The shops ‘squeak’ open and lay out the goods for sale. Dylan Thomas brings his sublime voice to describe the scenes. Boats bob along the sea.

We meet Blind Captain Cat in the Sailors Arms. It opens at 11.30 am and is always open as the clock is broken, stuck at 11.30. He sits with his pint and pipe listening to the ghostly voices of the children as they sing. He still mourns the loss of his long dead sweetheart, Rosie Probert, the one love of his life.

The wives gather around the water pump to gossip and laugh. Polly Garter, the village ‘bad’ girl, sings of her long-lost lovers, and of the disdain that is felt for her as an unmarried mother of more than one child. Her mournful songs help her as she cleans the houses of the villagers.

Mr Pugh who poisons his wife with a look and would love to do it for real. He carries his favourite book, ‘The lives of poisoners,’ with a benign cover.

The children of the village play and sing as we learn more of the gossipy housewives who judge as they rip reputations, of the repressed sexuality of the time and the hypocritical attitudes.

Dusk covers Milkwood and the dead come out again, all dressed in their Sunday best for another evening of dreams and regret.

Bringing their characters to life.

The sound effects and musical accompaniments are performed live on stage just as it would have been heard seven decades ago.

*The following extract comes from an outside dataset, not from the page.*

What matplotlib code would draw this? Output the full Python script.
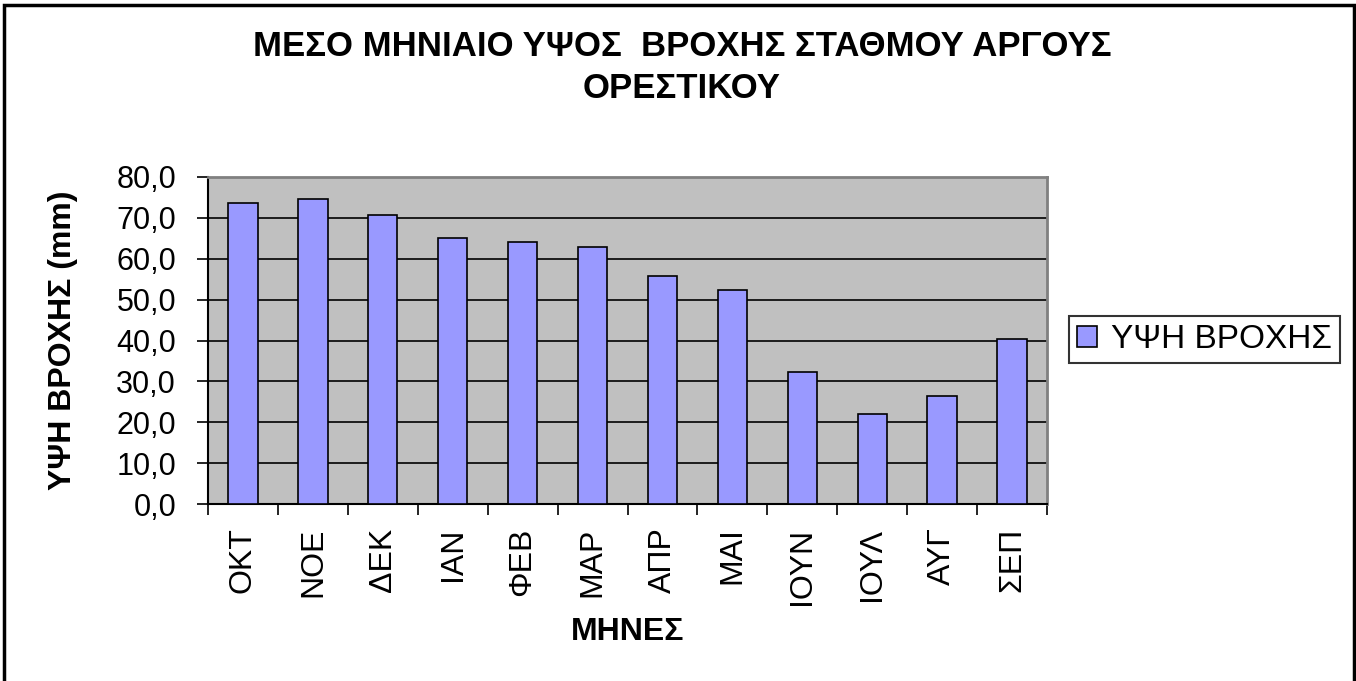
# Mean monthly rainfall, Argos Orestiko station
import matplotlib.pyplot as plt
from matplotlib.patches import Rectangle
from matplotlib.ticker import FuncFormatter, MultipleLocator

plt.rcParams['font.family'] = ['Liberation Sans', 'DejaVu Sans']

months = ['ΟΚΤ', 'ΝΟΕ', 'ΔΕΚ', 'ΙΑΝ', 'ΦΕΒ', 'ΜΑΡ', 'ΑΠΡ', 'ΜΑΙ', 'ΙΟΥΝ', 'ΙΟΥΛ', 'ΑΥΓ', 'ΣΕΠ']
rain = [73.6, 74.5, 70.7, 65.0, 64.0, 62.9, 55.7, 52.4, 32.2, 22.0, 26.3, 40.3]
series_name = 'ΥΨΗ ΒΡΟΧΗΣ'

W, H = 1356, 681
fig = plt.figure(figsize=(W / 100, H / 100), dpi=100)
ax = fig.add_axes([208 / W, 1 - 504 / H, (1047 - 208) / W, (504 - 177) / H])

ax.set_facecolor('#C0C0C0')
ax.set_axisbelow(True)
ax.grid(axis='y', color='black', linewidth=1.2)

x = range(len(months))
ax.bar(x, rain, width=0.42, color='#9999FF', edgecolor='black', linewidth=1.2,
       label=series_name, zorder=3)

ax.set_xlim(-0.5, len(months) - 0.5)
ax.set_ylim(0, 80)
ax.yaxis.set_major_locator(MultipleLocator(10))
ax.yaxis.set_major_formatter(FuncFormatter(lambda v, p: ('%.1f' % v).replace('.', ',')))

ax.set_xticks(list(x))
ax.set_xticklabels(months, rotation=90, fontsize=23)
ax.set_xticks([i - 0.5 for i in range(len(months) + 1)], minor=True)
ax.tick_params(axis='x', which='major', length=0, pad=17)
ax.tick_params(axis='x', which='minor', length=8, width=1.2, direction='out')
ax.tick_params(axis='y', length=8, width=1.2, direction='out', pad=15, labelsize=22)

for s in ['left', 'bottom']:
    ax.spines[s].set_color('black')
    ax.spines[s].set_linewidth(1.5)
for s in ['top', 'right']:
    ax.spines[s].set_color('#808080')
    ax.spines[s].set_linewidth(2)

# titles
fig.text(682 / W, 1 - 46 / H, 'ΜΕΣΟ ΜΗΝΙΑΙΟ ΥΨΟΣ  ΒΡΟΧΗΣ ΣΤΑΘΜΟΥ ΑΡΓΟΥΣ',
         ha='center', va='center', fontsize=25, fontweight='bold')
fig.text(682 / W, 1 - 89 / H, 'ΟΡΕΣΤΙΚΟΥ',
         ha='center', va='center', fontsize=25, fontweight='bold')
fig.text(63 / W, 1 - 340 / H, 'ΥΨΗ ΒΡΟΧΗΣ (mm)', rotation=90,
         ha='center', va='center', fontsize=23, fontweight='bold')
fig.text(628 / W, 1 - 632 / H, 'ΜΗΝΕΣ', ha='center', va='center',
         fontsize=23, fontweight='bold')

leg = ax.legend(loc='center left', bbox_to_anchor=(1069 / W, 1 - 339.5 / H),
                bbox_transform=fig.transFigure, fontsize=24, frameon=True,
                fancybox=False, borderaxespad=0, borderpad=0.25,
                handlelength=0.6, handleheight=0.6, handletextpad=0.4)
leg.get_frame().set_edgecolor('black')
leg.get_frame().set_linewidth(1.5)

# outer chart frame (bottom edge falls outside the picture)
fig.patches.append(Rectangle((4 / W, -0.05), (1354 - 4) / W, 1.05 - 5 / H,
                             transform=fig.transFigure, fill=False,
                             edgecolor='black', linewidth=2.5))

plt.savefig('out.png', dpi=100)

Musicians: Martha Allen-Smith – Violin and vocals; Jonathan Fletcher – Guitar/mandolin/vocals; Rosie Pankhurst – accordion/keyboard/vocals; Matthew Salisbury – guitar/ukulele/vocals.

Whilst fans of Dylan Thomas’s work will love this production, others may find some scenes a little difficult. The energy lapses occasionally and this is a play which needs to be performed with much energy. However, there is much to commend it and Dylan Thomas’s love of his homeland is apparent throughout the play, despite his apparent disdain of the ‘goosy wives and hypocrisy rife in the village life.